Unfortunately for Cey and Schmidt, the rookie card-mustache barrier wouldn't be broken for another two years.

Anonymous said...

My card collecting days were the early 80s and I wound up with a complete set one year, they very very hard way.

Lee May was the card everybody in the neighborhood was looking for and one week they all started showing up in pack after pack.

I have a series of rookie cards in a plastic sheet (Ripken, Clemens, Boggs, Gwynn) that I haven't a clue what I'm ever going to do with. I suppose if I framed the best ones and hung them up it would make a nice piece of decor.

Anonymous said...

BR lists Danny Ainge as one of Hilton's most similar. I wonder what kind of basketball player Hilton was.

Luke said...

Awesome! Now, that's a Christmas present...

Too bad my birth year is 1975 with those gawd-awful full and mini cards...YIKES!

Shyster, I told you we were a lot alike...up until the strike in 94, I had tens of thousands of baseball cards, always pegged as my "college fund", not that I would've ever sold them...

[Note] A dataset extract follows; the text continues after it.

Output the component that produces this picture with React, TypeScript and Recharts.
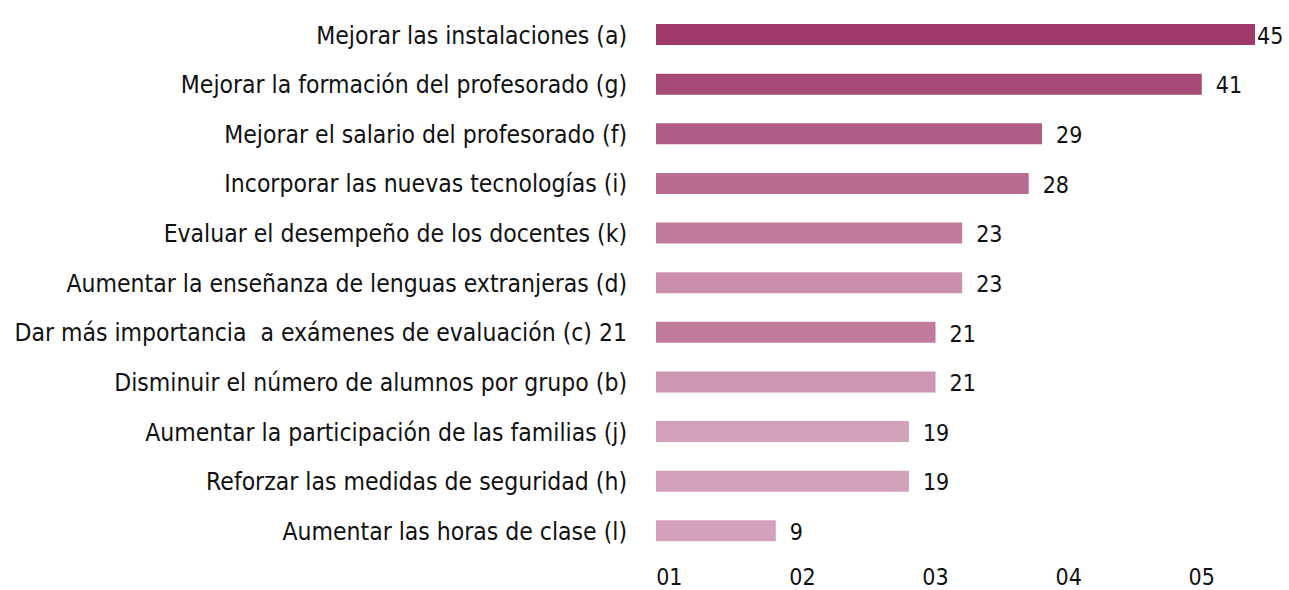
import { BarChart, Bar, XAxis, YAxis, Cell, LabelList } from "recharts";

const categories = [
  "Mejorar las instalaciones (a)",
  "Mejorar la formación del profesorado (g)",
  "Mejorar el salario del profesorado (f)",
  "Incorporar las nuevas tecnologías (i)",
  "Evaluar el desempeño de los docentes (k)",
  "Aumentar la enseñanza de lenguas extranjeras (d)",
  "Dar más importancia\u00a0 a exámenes de evaluación (c) 21",
  "Disminuir el número de alumnos por grupo (b)",
  "Aumentar la participación de las familias (j)",
  "Reforzar las medidas de seguridad (h)",
  "Aumentar las horas de clase (l)",
];

const values = [45, 41, 29, 28, 23, 23, 21, 21, 19, 19, 9];

const barColors = [
  "#A0386A",
  "#A64B76",
  "#AF5D84",
  "#B86C8F",
  "#C27C9B",
  "#CB90AE",
  "#C27C9B",
  "#CD96B2",
  "#D3A1B9",
  "#D3A1B9",
  "#D3A2BA",
];

const xTicks = [1, 11, 21, 31, 41];
const xTickLabels = ["01", "02", "03", "04", "05"];

const FONT = "'DejaVu Sans Condensed', 'DejaVu Sans', sans-serif";
const W = 1289;
const H = 590;

const data = categories.map((name, i) => ({ name, value: values[i] }));

function ValueLabel(props: any) {
  const { x, y, width, height, value } = props;
  // keep the longest label inside the chart edge
  const lx = Math.min(x + width + 14, W - 32);
  return (
    <text x={lx} y={y + height / 2} dy="0.4em" fontSize={23} fontFamily={FONT} fill="#111">
      {value}
    </text>
  );
}

export default function App() {
  return (
    <div style={{ position: "absolute", left: 0, top: 0, background: "#fff" }}>
      <BarChart
        width={W}
        height={H}
        data={data}
        layout="vertical"
        margin={{ top: 10, right: 34, bottom: 0, left: 0 }}
        barSize={21}
      >
        <XAxis
          type="number"
          domain={[0, 45]}
          ticks={xTicks}
          tickFormatter={(v: number) => xTickLabels[xTicks.indexOf(v)]}
          axisLine={false}
          tickLine={false}
          tickSize={0}
          tickMargin={13}
          height={34}
          tick={{ fontSize: 23, fontFamily: FONT, fill: "#111" }}
          interval={0}
        />
        <YAxis
          type="category"
          dataKey="name"
          width={656}
          axisLine={false}
          tickLine={false}
          tickSize={0}
          tickMargin={29}
          interval={0}
          tick={{ fontSize: 24.5, fontFamily: FONT, fill: "#111" }}
        />
        <Bar dataKey="value" isAnimationActive={false}>
          {data.map((d, i) => (
            <Cell key={d.name} fill={barColors[i]} />
          ))}
          <LabelList dataKey="value" content={<ValueLabel />} />
        </Bar>
      </BarChart>
    </div>
  );
}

Still have them, they're still sitting in my old closet at my mom's house...I'd love to have them back someday...

Chester Voltaire said...

Best X-mas Day blog post I've read anywhere.

Craig Calcaterra said...

Thanks Dayn!

Anonymous said...

Speedscript? The Commodore 64? Oh, gosh, I have similar lists/catalogs typed up and wasting away on 5 1/4" floppies somewhere. Maybe a few dot-matrix print outs. I don't know why the computer evoked more memories than the cards -- maybe since I didn't get my first packs till '77.